Tiramisu
Składniki (na 4 wygłodniałe lub 6 pojedzonych osób):
- 750 g sera mascarpone
- 350 g śmietanki 30%
- 100 g podłużnych biszkoptów
- 110 g cukru pudru
- 1 mała filiżanka espresso lub likier kawowy
- 4 łyżki likieru amaretto lub pokruszone ciasteczka amaretto – wtedy pokruszyć je na biszkopty (oba pominęłam, ale można)
- 4 łyżki dobrego kakao
Przygotowanie:
Comments
jak patrze na Twoje zdjecia to az slinka cieknie:) i mi sie tez chce takiego pysznego ciacha:)
Zafona czytałam książki dwie :) Podobały mi się. Moze sięgnę po tę także?
Jutro się wybieram do biblioteki, wprawdzie tej ksiązki tam nie znajdę, ale może coś innego?;-)
A do Empiku tez może wpadnę po drodze;-)
Tiramisu kocham. Bezgranicznie. Mam swoją wersję, którą przywiozłam z Włoch i ją uwielbiam. Robię z jajkami, wiem,ze niektórzy się ich boją.
Twoje tiramisu Asiu wspaniale się prezentuje. Podkradam troszkę!
Ładne to Tyraj-misiu Ci wyszło, bardzo!Ja jestem przywiązana do wersji z żółtkami, za to bez śmietany, ale miewam czasem gości (a i w rodzinie tacy się znajdą) którzy za nic surowego jaja nie zjedzą więc taki przepis jak znalazł :)
A lubisz Kuchareczko Crema do mascarpone solo? :) Ja uwielbiaaaam :)
Pozdrowień moc :)
Majanko, ja zafona kocham miłością bezgraniczną i nieskończoną. Przeczytałabym nawet słownik albo encyklopedię, jakby napisał ;) Tiramisu z jajkami, nie wiedziałam, że tak mozna! Zaraz sobie popędze do ciebie kuknąć jak zrobić takie :)
monia, TAAAK! Lubię lubię lubię :) Ha! Tyrajmisiu jest super :)
Cześć, podoba mi się Twój pomysł – czytanie i jedzenie. Dwie przyjemności, które wspaniale się uzupełniają.
Pozdrawiam.
wylizywanie mieszadeł – klasyka w kuchni :) szczególnie po bitej śmietanie czy cieście na murzynka :)

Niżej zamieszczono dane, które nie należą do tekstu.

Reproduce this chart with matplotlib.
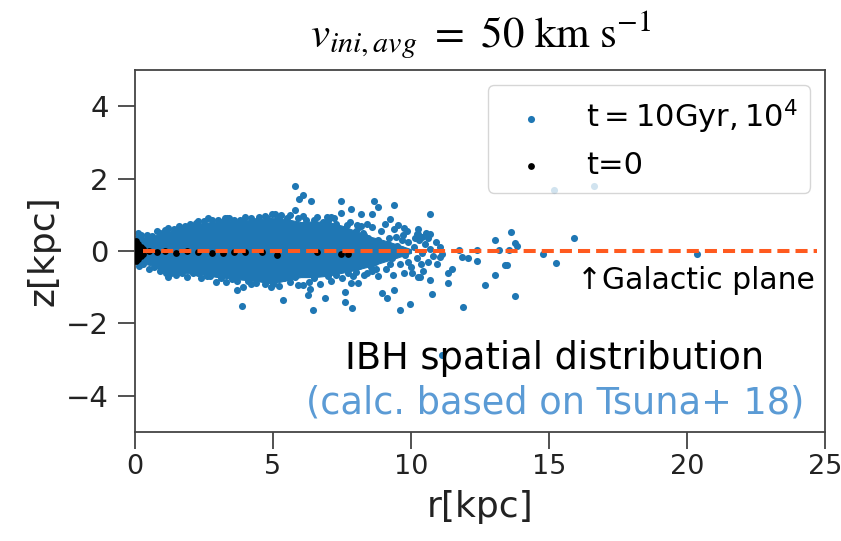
import matplotlib
matplotlib.use('Agg')
import matplotlib.pyplot as plt

# IBH positions after 10 Gyr (points that stand apart)
r_10gyr = [1.21, 1.81, 2.29, 2.63, 3.26, 3.32, 4.80, 4.97, 5.06, 5.80, 6.07, 5.94,
           6.36, 5.80, 6.10, 6.94, 7.45, 7.81, 7.45, 7.69, 8.05, 8.18, 8.60, 8.67,
           8.82, 9.40, 9.25, 9.52, 9.76, 10.20, 10.27, 10.39, 10.69, 10.69, 9.66,
           11.75, 11.84, 12.05, 11.11, 11.05, 12.40, 12.40, 13.04, 13.20, 13.62, 13.77,
           13.85, 13.55, 13.41, 13.49, 14.77, 15.25, 15.91, 15.18, 16.63, 20.35,
           1.12, 2.93, 3.68, 3.87, 3.92, 4.93, 5.37, 6.10, 6.26, 6.35, 6.44, 6.88,
           7.61, 7.61, 7.87, 7.81, 8.09, 8.95, 9.12, 9.40, 9.60, 9.96, 10.27, 10.33,
           10.69, 10.75, 11.33, 11.33, 11.47, 11.90, 12.68, 13.04, 13.77, 11.11,
           8.3, 8.5, 8.7, 8.9, 9.0, 9.1, 9.2, 9.3, 9.4, 9.5, 9.6, 9.7, 9.8, 9.9,
           10.0, 10.1, 10.2, 10.3, 10.4, 10.5, 10.6, 10.7, 10.8, 8.4, 8.8, 9.35,
           9.75, 10.05, 10.45, 8.2, 8.6, 9.05, 9.85, 10.25, 10.55, 8.1, 8.35, 8.95,
           9.55, 10.9, 10.95, 11.05,
           0.2, 0.6, 0.9, 1.4, 2.0, 2.5, 3.0, 3.6, 4.2, 4.5, 5.3, 5.5, 6.5, 7.0,
           7.2, 7.6, 8.0, 0.3, 0.7, 1.3, 1.7, 2.3, 2.6, 3.1, 3.5, 4.1, 4.4, 5.0,
           5.4, 5.8, 6.5, 7.0, 7.3, 7.7, 8.0,
           0.1, 0.45, 0.8, 1.1, 1.6, 1.9, 2.2, 2.8, 3.1, 3.4, 3.8, 4.0, 4.4, 4.7,
           5.2, 5.6, 5.9, 6.2, 6.6, 6.8, 7.1, 7.3, 7.8, 8.1, 8.4,
           0.15, 0.5, 0.9, 1.2, 1.5, 1.9, 2.1, 2.4, 2.7, 3.3, 3.7, 4.2, 4.7, 5.2,
           5.6, 5.9, 6.3, 6.7, 7.1, 7.5, 7.9, 8.3, 8.6,
           7.6, 7.8, 8.0, 8.2, 8.45, 8.55, 8.8, 8.85, 9.15, 9.25, 9.45, 9.65, 9.9,
           10.15, 10.35, 10.6, 7.7, 8.25, 8.75, 9.3]
z_10gyr = [0.63, 0.69, 0.83, 0.90, 0.90, 0.90, 0.90, 1.01, 1.03, 1.80, 1.55, 1.43,
           1.38, 1.12, 0.98, 0.93, 1.38, 1.16, 1.05, 0.73, 0.73, 1.01, 1.01, 1.38,
           1.22, 1.27, 0.89, 0.73, 0.63, 0.46, 0.46, 0.40, 0.46, 1.01, 0.30,
           0.04, -0.17, -0.18, -0.08, -0.17, 0.04, -0.28, 0.31, 0.04, 0.53, 0.22,
           0.14, 0.04, -0.38, -0.38, -0.08, -0.34, 0.35, 1.69, 1.80, -0.08,
           -0.60, -0.85, -1.08, -1.52, -0.99, -0.99, -1.35, -0.93, -1.22, -1.04, -1.62, -1.29,
           -1.12, -1.40, -1.58, -0.87, -0.87, -1.17, -1.31, -1.08, -1.62, -1.46, -0.72, -0.72,
           -0.81, -1.20, -0.60, -0.87, -0.49, -1.56, -0.93, -0.65, -1.24, -2.88,
           0.45, 0.2, -0.3, 0.55, 0.1, -0.5, 0.35, -0.2, 0.6, 0.15, -0.35, 0.45, -0.1, 0.25,
           -0.45, 0.1, -0.2, 0.3, -0.05, 0.2, -0.3, 0.05, -0.15, -0.6, -0.7, -0.65,
           -0.6, -0.6, -0.55, 0.7, 0.65, 0.75, 0.55, 0.6, 0.5, -0.4, 0.0, -0.05,
           -0.05, 0.25, -0.35, 0.1,
           0.45, 0.42, 0.5, 0.6, 0.75, 0.82, 0.86, 0.87, 0.9, 0.95, 1.0, 0.92, 0.85, 0.82,
           0.9, 0.62, 0.55, -0.35, -0.45, -0.62, -0.6, -0.62, -0.7, -0.75, -0.78, -0.82, -0.88, -0.92,
           -0.75, -0.72, -0.75, -0.7, -0.66, -0.6, -0.58,
           0.5, 0.45, 0.55, 0.58, 0.7, 0.62, 0.78, 0.85, 0.8, 0.92, 0.85, 0.95, 0.84, 0.97,
           0.92, 1.0, 0.9, 0.85, 0.95, 0.8, 0.95, 0.75, 0.8, 0.65, 0.75,
           -0.4, -0.5, -0.55, -0.72, -0.65, -0.72, -0.6, -0.75, -0.68, -0.85, -0.82, -0.92, -0.9, -0.98,
           -0.85, -0.95, -0.85, -0.9, -0.82, -0.75, -0.7, -0.65, -0.55,
           0.3, -0.3, 0.2, -0.15, 0.35, -0.45, 0.3, -0.2, 0.2, -0.35, 0.4, 0.05, -0.3,
           0.35, -0.35, 0.35, 0.5, 0.5, -0.5, 0.05]

# where the dots merge into one blob: r and upper / lower edge of it
core_r = [0.0, 0.3, 0.6, 1.0, 1.5, 2.0, 2.5, 3.0, 3.5, 4.0, 4.5, 5.0, 5.5,
          6.0, 6.5, 7.0, 7.5, 8.0, 8.5, 9.0, 9.5, 10.0]
core_top = [0.42, 0.38, 0.40, 0.50, 0.62, 0.72, 0.78, 0.82, 0.84, 0.86, 0.88, 0.92, 0.88,
            0.80, 0.82, 0.80, 0.70, 0.55, 0.40, 0.30, 0.18, 0.05]
core_bot = [-0.32, -0.34, -0.40, -0.55, -0.60, -0.62, -0.66, -0.72, -0.76, -0.80, -0.84, -0.90, -0.80,
            -0.72, -0.72, -0.68, -0.60, -0.52, -0.42, -0.30, -0.18, -0.05]

# initial positions (t=0)
r_t0 = [0.05, 0.05, 0.05, 0.05, 0.05, 0.12, 0.12, 0.12, 0.12, 0.2, 0.2, 0.2, 0.28, 0.28,
        0.5, 0.8, 1.1, 1.5, 1.9, 2.3, 2.8, 3.2, 3.6, 4.0, 4.6, 5.16, 6.58, 7.45, 7.73]
z_t0 = [0.28, 0.15, 0.0, -0.15, -0.28, 0.2, 0.05, -0.1, -0.22, 0.1, -0.05, -0.15, 0.05, -0.08,
        0.0, -0.03, 0.0, -0.05, 0.0, -0.04, -0.06, -0.05, -0.04, -0.02, -0.03, -0.1, -0.02, -0.08, -0.08]

# galactic plane
plane_r = [0.3, 24.7]
plane_z = [0, 0]

blue = '#1f77b4'

fig = plt.figure(figsize=(8.41, 5.41), dpi=100)
ax = fig.add_axes([0.1605, 0.2015, 0.8205, 0.669])

ax.fill_between(core_r, core_bot, core_top, color=blue, lw=0.8, zorder=2)
ax.scatter(r_10gyr, z_10gyr, s=26, color=blue, linewidths=0, zorder=2,
           label=r'$\mathrm{t = 10Gyr, 10^4}$')
ax.scatter(r_t0, z_t0, s=24, color='black', linewidths=0, zorder=3, label='t=0')
ax.plot(plane_r, plane_z, color='#ff5a1f', lw=2.9, dashes=(3, 1.5), zorder=4)

ax.set_xlim(0, 25)
ax.set_ylim(-5, 5)
ax.set_xticks([0, 5, 10, 15, 20, 25])
ax.set_yticks([-4, -2, 0, 2, 4])
ax.tick_params(length=12, width=1.2, labelsize=21, color='#333333',
               labelcolor='#222222')
ax.tick_params(axis='y', pad=7)
ax.tick_params(axis='x', pad=4, labelsize=19.5)
for sp in ax.spines.values():
    sp.set_linewidth(1.3)
    sp.set_color('#444444')

ax.set_xlabel('r[kpc]', fontsize=26, color='#222222', labelpad=7)
ax.set_ylabel('z[kpc]', fontsize=26, color='#222222', labelpad=4)

leg = ax.legend(loc='upper right', fontsize=22)

# slide-style annotations
fig.text(0.571, 0.935, r'$v_{ini,avg}\ =\ 50\ \mathrm{km\ s^{-1}}$', fontsize=31,
         ha='center', va='center', math_fontfamily='stix')
fig.text(0.969, 0.4824, '\u2191Galactic plane', fontsize=21.5, ha='right', va='center')
fig.text(0.66, 0.338, 'IBH spatial distribution', fontsize=26.5, ha='center', va='center')
fig.text(0.66, 0.2551, '(calc. based on Tsuna+ 18)', fontsize=26.5, ha='center',
         va='center', color='#5b9bd5')

plt.savefig('out.png', dpi=100)
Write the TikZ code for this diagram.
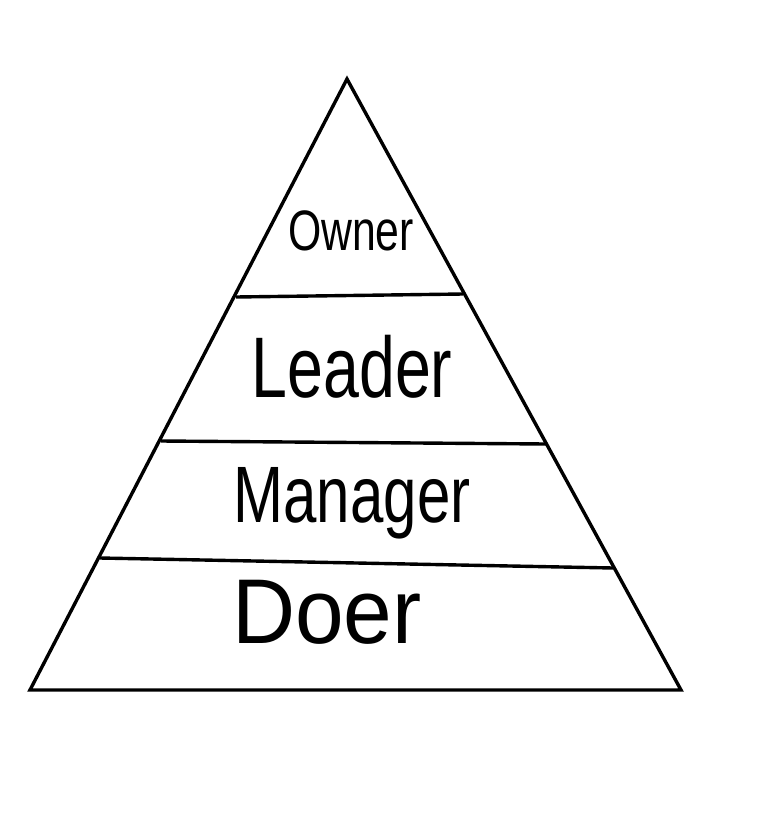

świetny pomysł z ostatnim zdjęciem: tiramisu i te rozrzucone literki
Oj pychotka. Właśnie obiecałam jutro mini wersję dla mojego małżonka bo mascarpone w lodówce zalega.
Mniaaam :) nie robiłam jeszcze bo za każdym razem potrzebne były surowe jajka a czegoś takiego nikt (włącznie ze mną) nie tknie :/ Dlatego Twój przepis chętnie wstawiam na listę oczekujących :)
także do książki mnie zachęciłaś – już ta pora bym sięgnęła po coś :)
pozdrawiam :)
Oj lubię tiramisu i to właśnie takie prawdziwe z mascarpone i biszkoptów… no i Zafona tez lubię :)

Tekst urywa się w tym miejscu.